Several conformance-improvement techniques (e.g., foams, gels, resins) have been developed and practiced in improved-oilrecovery operations. Each technique has its own advantages and limitations related to deployment practicality, effectiveness, and durability. In this paper, we introduce a novel conformance-improvement method (CIM) that we consider practical, effective, and durable. The CIM process consists of cyclical injections of pulse slugs of surfactant alternating with brine. The slug compositions are selected on the basis of the rheological behavior of the microemulsion phase. The chemical slugs are configured such that the viscosity of the injected fluids is kept low to preserve injectivity and to ensure the invasion of the conformance agent toward the thief zones. The trailing brine slugs are designed to produce a high-viscosity microemulsion as they mix with the leading surfactant slugs in the reservoir. The proposed process leads to a reduction in the effective mobility of the fluids in the thief layers. As a result, the chase waterflood (WF) would divert into previously uncontacted layers to improve the sweep efficiency.

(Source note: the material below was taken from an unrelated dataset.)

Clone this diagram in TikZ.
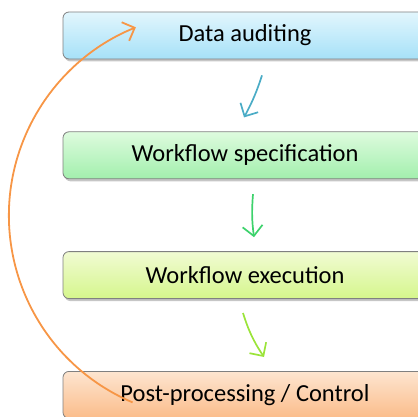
\documentclass[tikz,border=0pt]{standalone}
\usepackage{fontspec}
\setmainfont{Carlito}
\usetikzlibrary{positioning,calc,shadows,arrows.meta}
\definecolor{audittop}{HTML}{E2F6FD}
\definecolor{auditbot}{HTML}{A6E1F8}
\definecolor{spectop}{HTML}{DEFBDE}
\definecolor{specbot}{HTML}{A2EFAD}
\definecolor{exectop}{HTML}{F1FBD3}
\definecolor{execbot}{HTML}{D5F68C}
\definecolor{posttop}{HTML}{FDE5D0}
\definecolor{postbot}{HTML}{FBBC8A}
\definecolor{auditarrow}{HTML}{4BACC6}
\definecolor{specarrow}{HTML}{3DD26C}
\definecolor{execarrow}{HTML}{9BE43A}
\definecolor{looparrow}{HTML}{F79646}

\begin{document}
\begin{tikzpicture}[x=1pt,y=-1pt,
  stage/.style={draw=black!50, line width=.8pt, rounded corners=6pt,
    minimum width=364pt, minimum height=47pt, inner sep=0pt,
    font=\fontsize{24.5}{27}\selectfont,
    drop shadow={shadow xshift=1.5pt,shadow yshift=-2.5pt,opacity=.45}},
  flow/.style={line width=1.7pt, -{Straight Barb[length=10pt,width=20pt]}}]
  \useasboundingbox (0,0) rectangle (417,417);
  \node[stage, top color=audittop, bottom color=auditbot] (audit) at (245,35.5) {Data auditing};
  \node[stage, top color=spectop, bottom color=specbot, below=72pt of audit] (spec) {Workflow specification};
  \node[stage, top color=exectop, bottom color=execbot, below=72pt of spec] (exec) {Workflow execution};
  \node[stage, top color=posttop, bottom color=postbot, below=72pt of exec] (post) {Post-processing / Control};
  \coordinate (a1) at ($(audit.south)+(17,16)$);
  \coordinate (a2) at ($(audit.south)+(-1,58)$);
  \coordinate (s1) at ($(spec.south)+(8,15)$);
  \coordinate (s2) at ($(spec.south)+(9,58)$);
  \coordinate (e1) at ($(exec.south)+(-2,14)$);
  \coordinate (e2) at ($(exec.south)+(19,58)$);
  \coordinate (loopstart) at ($(post.west)+(70,7.5)$);
  \draw[flow, auditarrow] (a1) to[bend left=5] (a2);
  \draw[flow, specarrow] (s1) to[bend right=6] (s2);
  \draw[flow, execarrow] (e1) to[bend right=8] (e2);
  \draw[looparrow, line width=1.8pt, -{Straight Barb[length=10pt,width=20pt]}]
    (loopstart) arc[start angle=113, end angle=248, radius=203];
\end{tikzpicture}
\end{document}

The potential of the proposed CIM in improving oil recovery is demonstrated by various simulations of reservoir cases under waterflooding. We performed various sensitivities to investigate the effectiveness of the proposed process that include well spacing, permeability contrast, size of the thief layers, heterogeneity, and the size of the chemical pulse slugs. Simulations showed that this process is effective in addressing reservoir-conformance issues, and therefore it has the potential to improve the sweep efficiency and the recovery factor (RF) in reservoirs with distinct thief layers. The treatment surfactant volumes are relatively small, which enables this process to be cost-effective.
Correction Notice: This preprint paper has been modified from its original version to correct Fig. 11 by adding the OC (CIM) curve to the figure's right-hand plot. No other changes were made.